> Records for this task:
════════

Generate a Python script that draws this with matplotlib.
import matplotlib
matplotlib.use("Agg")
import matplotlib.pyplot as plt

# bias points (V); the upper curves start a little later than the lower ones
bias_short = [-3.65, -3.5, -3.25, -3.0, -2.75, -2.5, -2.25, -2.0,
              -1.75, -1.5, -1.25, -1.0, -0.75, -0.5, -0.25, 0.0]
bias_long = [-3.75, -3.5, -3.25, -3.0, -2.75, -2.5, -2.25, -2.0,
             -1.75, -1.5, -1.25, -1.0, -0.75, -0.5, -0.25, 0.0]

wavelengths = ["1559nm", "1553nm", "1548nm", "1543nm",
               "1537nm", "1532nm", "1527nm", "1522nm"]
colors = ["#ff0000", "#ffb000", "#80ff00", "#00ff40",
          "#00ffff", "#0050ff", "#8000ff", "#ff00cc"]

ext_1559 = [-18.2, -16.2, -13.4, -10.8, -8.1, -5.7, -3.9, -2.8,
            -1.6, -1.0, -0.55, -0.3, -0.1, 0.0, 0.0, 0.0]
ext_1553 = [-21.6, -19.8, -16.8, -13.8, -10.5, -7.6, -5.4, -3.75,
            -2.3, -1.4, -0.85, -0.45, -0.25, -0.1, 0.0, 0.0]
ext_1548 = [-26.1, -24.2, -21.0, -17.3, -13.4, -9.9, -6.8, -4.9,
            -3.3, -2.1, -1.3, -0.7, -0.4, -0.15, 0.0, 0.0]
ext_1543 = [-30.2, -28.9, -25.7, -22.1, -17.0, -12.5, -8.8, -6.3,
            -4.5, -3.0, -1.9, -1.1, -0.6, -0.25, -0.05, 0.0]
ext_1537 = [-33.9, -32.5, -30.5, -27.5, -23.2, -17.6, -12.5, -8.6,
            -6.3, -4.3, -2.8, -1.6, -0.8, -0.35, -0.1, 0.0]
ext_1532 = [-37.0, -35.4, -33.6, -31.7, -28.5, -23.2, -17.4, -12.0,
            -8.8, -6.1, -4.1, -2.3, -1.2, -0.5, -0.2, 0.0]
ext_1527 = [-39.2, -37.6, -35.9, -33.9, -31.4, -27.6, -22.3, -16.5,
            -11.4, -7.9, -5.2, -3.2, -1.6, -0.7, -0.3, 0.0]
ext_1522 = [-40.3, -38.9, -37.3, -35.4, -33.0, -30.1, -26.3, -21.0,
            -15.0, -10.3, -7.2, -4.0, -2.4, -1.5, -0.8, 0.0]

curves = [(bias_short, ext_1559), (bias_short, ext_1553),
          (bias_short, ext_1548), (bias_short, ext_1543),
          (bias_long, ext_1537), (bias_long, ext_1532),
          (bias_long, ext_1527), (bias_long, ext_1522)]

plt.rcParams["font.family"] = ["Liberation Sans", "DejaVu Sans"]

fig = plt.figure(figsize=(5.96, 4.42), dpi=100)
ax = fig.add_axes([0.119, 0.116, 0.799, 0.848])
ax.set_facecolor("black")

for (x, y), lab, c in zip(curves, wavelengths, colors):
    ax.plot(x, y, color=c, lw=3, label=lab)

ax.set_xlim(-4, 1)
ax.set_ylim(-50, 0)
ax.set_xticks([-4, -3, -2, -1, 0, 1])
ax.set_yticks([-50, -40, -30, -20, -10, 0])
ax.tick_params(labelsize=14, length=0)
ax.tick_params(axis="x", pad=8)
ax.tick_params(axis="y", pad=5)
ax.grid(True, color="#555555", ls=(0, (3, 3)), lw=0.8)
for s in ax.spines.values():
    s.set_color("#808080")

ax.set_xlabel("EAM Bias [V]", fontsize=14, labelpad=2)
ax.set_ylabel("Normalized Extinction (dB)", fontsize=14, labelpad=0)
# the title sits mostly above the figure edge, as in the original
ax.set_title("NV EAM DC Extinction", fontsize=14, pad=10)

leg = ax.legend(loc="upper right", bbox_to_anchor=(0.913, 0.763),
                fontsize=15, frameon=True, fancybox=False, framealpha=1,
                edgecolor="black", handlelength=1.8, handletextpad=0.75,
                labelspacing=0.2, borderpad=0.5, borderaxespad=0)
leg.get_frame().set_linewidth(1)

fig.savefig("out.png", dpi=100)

════════

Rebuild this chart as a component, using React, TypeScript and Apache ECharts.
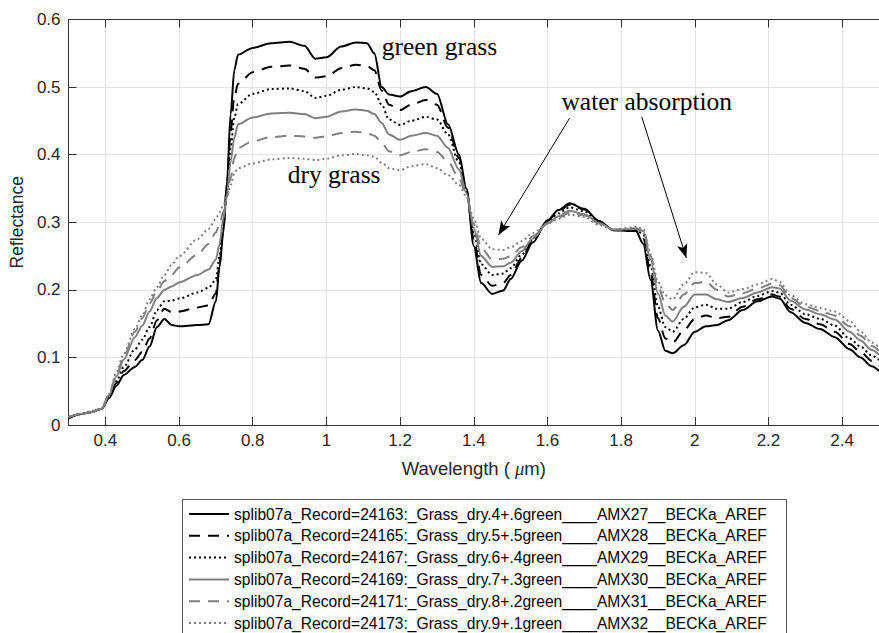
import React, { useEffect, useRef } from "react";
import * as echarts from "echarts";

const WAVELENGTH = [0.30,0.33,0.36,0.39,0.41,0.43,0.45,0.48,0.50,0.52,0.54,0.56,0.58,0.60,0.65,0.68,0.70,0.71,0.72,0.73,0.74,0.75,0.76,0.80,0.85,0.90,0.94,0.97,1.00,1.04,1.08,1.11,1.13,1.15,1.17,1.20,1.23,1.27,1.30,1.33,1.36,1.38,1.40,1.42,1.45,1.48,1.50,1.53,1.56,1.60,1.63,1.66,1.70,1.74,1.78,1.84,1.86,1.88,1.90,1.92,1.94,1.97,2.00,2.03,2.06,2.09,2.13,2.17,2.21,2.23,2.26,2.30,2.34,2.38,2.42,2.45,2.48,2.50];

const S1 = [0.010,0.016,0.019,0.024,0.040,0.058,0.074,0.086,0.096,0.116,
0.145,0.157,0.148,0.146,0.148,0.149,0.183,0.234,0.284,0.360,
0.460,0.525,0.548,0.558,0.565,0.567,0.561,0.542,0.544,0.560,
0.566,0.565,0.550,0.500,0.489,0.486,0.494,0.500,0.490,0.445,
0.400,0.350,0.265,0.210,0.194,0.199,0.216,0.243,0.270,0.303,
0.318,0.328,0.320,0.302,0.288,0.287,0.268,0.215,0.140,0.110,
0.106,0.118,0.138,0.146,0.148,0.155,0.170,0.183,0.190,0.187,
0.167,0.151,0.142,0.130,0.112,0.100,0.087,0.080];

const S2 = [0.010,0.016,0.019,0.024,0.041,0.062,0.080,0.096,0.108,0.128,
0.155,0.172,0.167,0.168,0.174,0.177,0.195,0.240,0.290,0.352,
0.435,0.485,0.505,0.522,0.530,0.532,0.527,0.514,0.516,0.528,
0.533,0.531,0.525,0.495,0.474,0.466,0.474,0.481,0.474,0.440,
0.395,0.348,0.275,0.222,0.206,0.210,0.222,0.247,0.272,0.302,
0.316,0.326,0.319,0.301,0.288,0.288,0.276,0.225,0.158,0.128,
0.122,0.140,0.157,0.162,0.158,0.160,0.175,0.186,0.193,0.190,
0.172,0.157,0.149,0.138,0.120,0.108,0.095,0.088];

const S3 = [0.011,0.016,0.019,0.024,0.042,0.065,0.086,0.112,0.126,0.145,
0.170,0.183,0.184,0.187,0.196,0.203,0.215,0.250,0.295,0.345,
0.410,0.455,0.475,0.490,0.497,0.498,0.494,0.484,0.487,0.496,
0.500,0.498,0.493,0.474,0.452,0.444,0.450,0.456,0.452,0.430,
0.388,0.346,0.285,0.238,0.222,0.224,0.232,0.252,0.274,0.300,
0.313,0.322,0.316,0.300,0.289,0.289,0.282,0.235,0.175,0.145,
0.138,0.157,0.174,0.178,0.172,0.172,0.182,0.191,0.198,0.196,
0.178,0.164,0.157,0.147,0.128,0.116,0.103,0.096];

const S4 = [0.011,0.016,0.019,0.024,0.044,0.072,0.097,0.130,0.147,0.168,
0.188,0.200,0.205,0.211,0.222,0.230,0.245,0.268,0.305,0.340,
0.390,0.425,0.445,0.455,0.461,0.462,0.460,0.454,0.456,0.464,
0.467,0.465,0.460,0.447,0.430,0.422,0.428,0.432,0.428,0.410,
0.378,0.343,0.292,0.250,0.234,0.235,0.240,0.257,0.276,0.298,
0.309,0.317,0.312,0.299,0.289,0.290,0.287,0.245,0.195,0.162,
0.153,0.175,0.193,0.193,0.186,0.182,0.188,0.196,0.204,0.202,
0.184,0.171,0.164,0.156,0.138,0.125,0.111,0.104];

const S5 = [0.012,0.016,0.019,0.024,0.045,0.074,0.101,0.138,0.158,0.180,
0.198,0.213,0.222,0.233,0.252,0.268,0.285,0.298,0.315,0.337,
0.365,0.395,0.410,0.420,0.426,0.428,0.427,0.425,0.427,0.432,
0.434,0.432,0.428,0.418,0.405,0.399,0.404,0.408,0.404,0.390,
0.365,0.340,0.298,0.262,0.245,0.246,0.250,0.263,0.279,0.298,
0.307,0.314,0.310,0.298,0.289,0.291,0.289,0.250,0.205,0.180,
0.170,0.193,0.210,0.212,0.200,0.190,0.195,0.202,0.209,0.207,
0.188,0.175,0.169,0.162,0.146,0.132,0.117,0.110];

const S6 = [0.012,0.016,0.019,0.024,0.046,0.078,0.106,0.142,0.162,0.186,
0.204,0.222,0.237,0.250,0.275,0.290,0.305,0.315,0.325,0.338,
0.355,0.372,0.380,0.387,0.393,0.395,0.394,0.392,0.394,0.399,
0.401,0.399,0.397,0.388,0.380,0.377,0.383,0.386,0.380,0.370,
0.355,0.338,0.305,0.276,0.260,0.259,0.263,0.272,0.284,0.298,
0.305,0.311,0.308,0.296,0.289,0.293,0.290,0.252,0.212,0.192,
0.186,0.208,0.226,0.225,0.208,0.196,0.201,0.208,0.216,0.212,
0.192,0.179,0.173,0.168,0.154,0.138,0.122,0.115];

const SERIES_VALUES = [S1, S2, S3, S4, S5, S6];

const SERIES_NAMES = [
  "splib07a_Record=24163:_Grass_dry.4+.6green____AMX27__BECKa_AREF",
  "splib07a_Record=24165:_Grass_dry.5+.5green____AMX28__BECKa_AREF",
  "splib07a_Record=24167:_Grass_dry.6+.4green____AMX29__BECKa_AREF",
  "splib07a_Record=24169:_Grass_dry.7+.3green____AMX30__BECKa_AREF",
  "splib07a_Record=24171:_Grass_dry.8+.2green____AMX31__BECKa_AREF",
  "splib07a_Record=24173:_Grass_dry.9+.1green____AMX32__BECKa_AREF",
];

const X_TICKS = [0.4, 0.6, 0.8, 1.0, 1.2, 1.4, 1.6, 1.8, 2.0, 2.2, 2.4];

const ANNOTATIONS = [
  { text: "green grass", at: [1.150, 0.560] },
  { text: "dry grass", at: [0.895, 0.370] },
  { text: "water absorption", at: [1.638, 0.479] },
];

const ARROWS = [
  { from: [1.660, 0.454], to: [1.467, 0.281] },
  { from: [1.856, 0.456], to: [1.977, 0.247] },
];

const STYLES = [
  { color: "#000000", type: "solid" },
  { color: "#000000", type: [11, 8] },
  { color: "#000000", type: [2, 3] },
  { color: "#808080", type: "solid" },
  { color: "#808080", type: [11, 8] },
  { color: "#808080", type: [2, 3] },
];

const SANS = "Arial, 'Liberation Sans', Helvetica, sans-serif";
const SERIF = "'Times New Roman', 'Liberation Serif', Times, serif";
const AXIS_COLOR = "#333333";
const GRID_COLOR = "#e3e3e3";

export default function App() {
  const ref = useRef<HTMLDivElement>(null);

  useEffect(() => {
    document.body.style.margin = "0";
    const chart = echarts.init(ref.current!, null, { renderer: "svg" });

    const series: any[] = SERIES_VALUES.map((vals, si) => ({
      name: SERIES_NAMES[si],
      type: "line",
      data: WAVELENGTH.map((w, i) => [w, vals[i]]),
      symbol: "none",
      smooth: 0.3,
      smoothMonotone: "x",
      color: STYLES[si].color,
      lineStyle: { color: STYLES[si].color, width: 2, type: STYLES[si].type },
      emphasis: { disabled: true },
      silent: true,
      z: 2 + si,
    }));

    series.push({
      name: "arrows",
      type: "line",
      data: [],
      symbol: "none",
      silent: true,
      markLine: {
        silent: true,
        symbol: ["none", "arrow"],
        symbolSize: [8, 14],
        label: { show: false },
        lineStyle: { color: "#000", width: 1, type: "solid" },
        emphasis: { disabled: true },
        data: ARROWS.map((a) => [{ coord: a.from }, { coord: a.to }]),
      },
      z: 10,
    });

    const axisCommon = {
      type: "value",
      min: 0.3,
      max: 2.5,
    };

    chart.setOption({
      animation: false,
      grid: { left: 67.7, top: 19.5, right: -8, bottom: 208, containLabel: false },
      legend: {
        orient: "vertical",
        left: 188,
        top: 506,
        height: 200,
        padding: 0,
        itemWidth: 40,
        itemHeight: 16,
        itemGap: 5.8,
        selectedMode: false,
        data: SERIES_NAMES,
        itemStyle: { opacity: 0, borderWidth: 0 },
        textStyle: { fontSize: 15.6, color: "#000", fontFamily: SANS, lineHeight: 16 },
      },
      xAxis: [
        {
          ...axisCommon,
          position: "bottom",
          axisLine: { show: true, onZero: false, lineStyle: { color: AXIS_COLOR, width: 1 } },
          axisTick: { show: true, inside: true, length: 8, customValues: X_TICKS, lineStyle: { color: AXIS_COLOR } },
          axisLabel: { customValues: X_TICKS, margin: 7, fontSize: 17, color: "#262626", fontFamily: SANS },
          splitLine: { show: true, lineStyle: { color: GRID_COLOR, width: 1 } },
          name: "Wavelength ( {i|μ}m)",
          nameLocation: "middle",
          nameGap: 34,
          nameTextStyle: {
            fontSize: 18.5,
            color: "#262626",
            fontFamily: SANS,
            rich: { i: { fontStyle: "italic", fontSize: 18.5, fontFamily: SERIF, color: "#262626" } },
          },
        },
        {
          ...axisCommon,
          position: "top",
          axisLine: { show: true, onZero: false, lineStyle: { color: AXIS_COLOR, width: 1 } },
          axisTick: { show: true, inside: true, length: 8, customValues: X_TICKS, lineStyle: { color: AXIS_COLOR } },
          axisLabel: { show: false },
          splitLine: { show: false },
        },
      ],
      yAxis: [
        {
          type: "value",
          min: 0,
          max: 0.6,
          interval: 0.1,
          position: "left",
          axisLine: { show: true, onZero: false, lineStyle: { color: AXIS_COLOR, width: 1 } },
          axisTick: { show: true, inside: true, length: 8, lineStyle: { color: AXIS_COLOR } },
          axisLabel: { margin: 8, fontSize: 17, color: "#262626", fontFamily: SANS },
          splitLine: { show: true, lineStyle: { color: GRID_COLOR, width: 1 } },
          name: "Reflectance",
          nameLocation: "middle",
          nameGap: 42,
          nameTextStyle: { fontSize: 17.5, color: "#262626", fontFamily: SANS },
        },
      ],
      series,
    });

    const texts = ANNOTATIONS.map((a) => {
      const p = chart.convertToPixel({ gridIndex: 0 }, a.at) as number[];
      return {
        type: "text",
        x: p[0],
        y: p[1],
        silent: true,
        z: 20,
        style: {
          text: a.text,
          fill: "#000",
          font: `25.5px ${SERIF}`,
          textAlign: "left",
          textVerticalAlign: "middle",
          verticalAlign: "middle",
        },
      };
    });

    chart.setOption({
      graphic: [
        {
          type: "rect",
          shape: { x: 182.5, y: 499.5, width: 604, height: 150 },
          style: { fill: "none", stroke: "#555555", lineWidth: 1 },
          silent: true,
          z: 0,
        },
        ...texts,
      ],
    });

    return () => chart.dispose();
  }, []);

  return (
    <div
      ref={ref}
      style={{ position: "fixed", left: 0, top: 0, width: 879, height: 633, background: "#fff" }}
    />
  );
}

════════

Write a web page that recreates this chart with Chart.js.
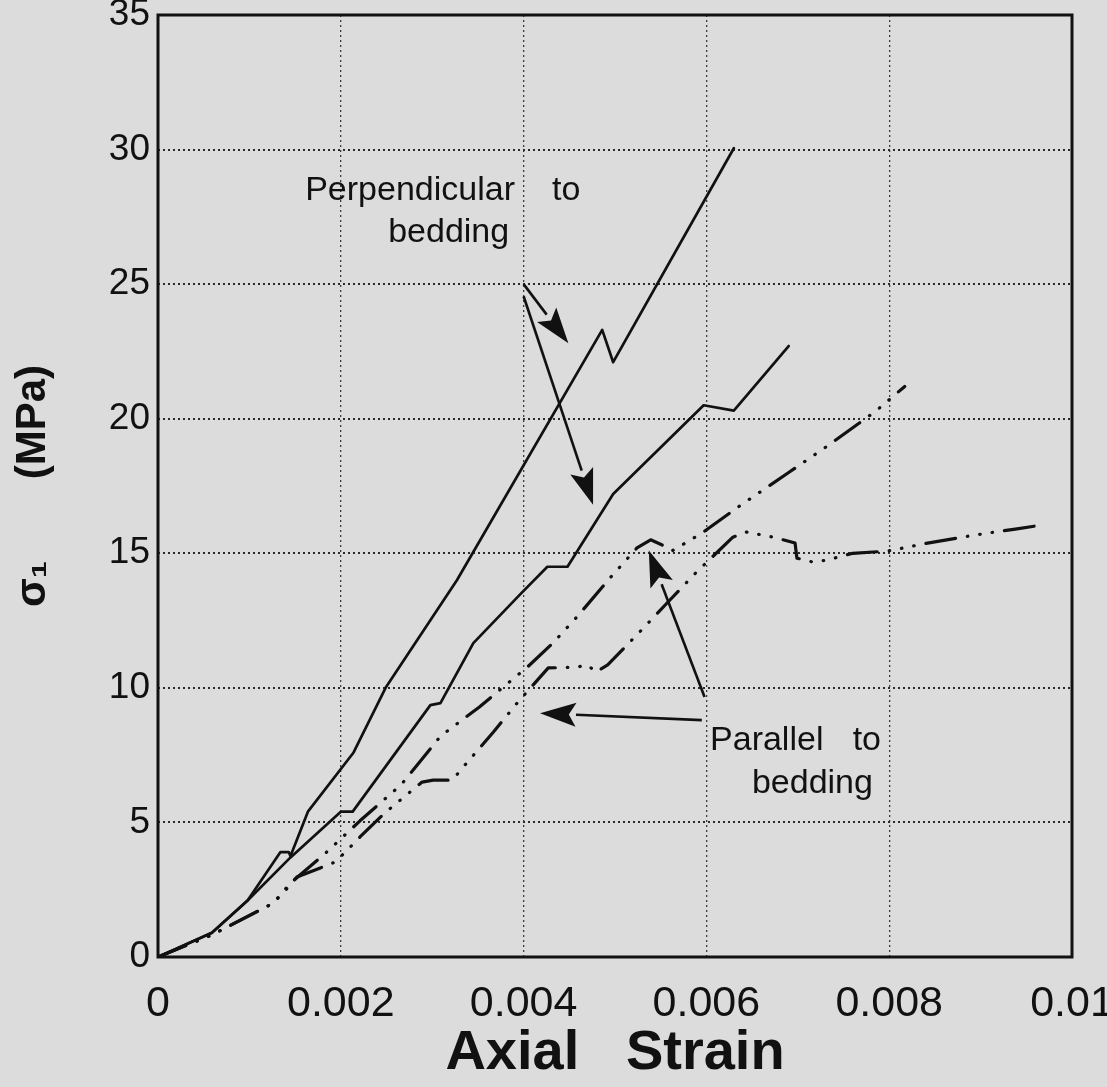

════════

> What needs to be done: Using the data above, set down each line from the line with "Rebuild this chart" to the line with "0.172,0.157,0.149,0.138,0.120,0.108,0.095,0.088];" exactly, both ends included, and leave the pictures behind. Nothing else belongs.

> Task solution:
Rebuild this chart as a component, using React, TypeScript and Apache ECharts.
import React, { useEffect, useRef } from "react";
import * as echarts from "echarts";

const WAVELENGTH = [0.30,0.33,0.36,0.39,0.41,0.43,0.45,0.48,0.50,0.52,0.54,0.56,0.58,0.60,0.65,0.68,0.70,0.71,0.72,0.73,0.74,0.75,0.76,0.80,0.85,0.90,0.94,0.97,1.00,1.04,1.08,1.11,1.13,1.15,1.17,1.20,1.23,1.27,1.30,1.33,1.36,1.38,1.40,1.42,1.45,1.48,1.50,1.53,1.56,1.60,1.63,1.66,1.70,1.74,1.78,1.84,1.86,1.88,1.90,1.92,1.94,1.97,2.00,2.03,2.06,2.09,2.13,2.17,2.21,2.23,2.26,2.30,2.34,2.38,2.42,2.45,2.48,2.50];

const S1 = [0.010,0.016,0.019,0.024,0.040,0.058,0.074,0.086,0.096,0.116,
0.145,0.157,0.148,0.146,0.148,0.149,0.183,0.234,0.284,0.360,
0.460,0.525,0.548,0.558,0.565,0.567,0.561,0.542,0.544,0.560,
0.566,0.565,0.550,0.500,0.489,0.486,0.494,0.500,0.490,0.445,
0.400,0.350,0.265,0.210,0.194,0.199,0.216,0.243,0.270,0.303,
0.318,0.328,0.320,0.302,0.288,0.287,0.268,0.215,0.140,0.110,
0.106,0.118,0.138,0.146,0.148,0.155,0.170,0.183,0.190,0.187,
0.167,0.151,0.142,0.130,0.112,0.100,0.087,0.080];

const S2 = [0.010,0.016,0.019,0.024,0.041,0.062,0.080,0.096,0.108,0.128,
0.155,0.172,0.167,0.168,0.174,0.177,0.195,0.240,0.290,0.352,
0.435,0.485,0.505,0.522,0.530,0.532,0.527,0.514,0.516,0.528,
0.533,0.531,0.525,0.495,0.474,0.466,0.474,0.481,0.474,0.440,
0.395,0.348,0.275,0.222,0.206,0.210,0.222,0.247,0.272,0.302,
0.316,0.326,0.319,0.301,0.288,0.288,0.276,0.225,0.158,0.128,
0.122,0.140,0.157,0.162,0.158,0.160,0.175,0.186,0.193,0.190,
0.172,0.157,0.149,0.138,0.120,0.108,0.095,0.088];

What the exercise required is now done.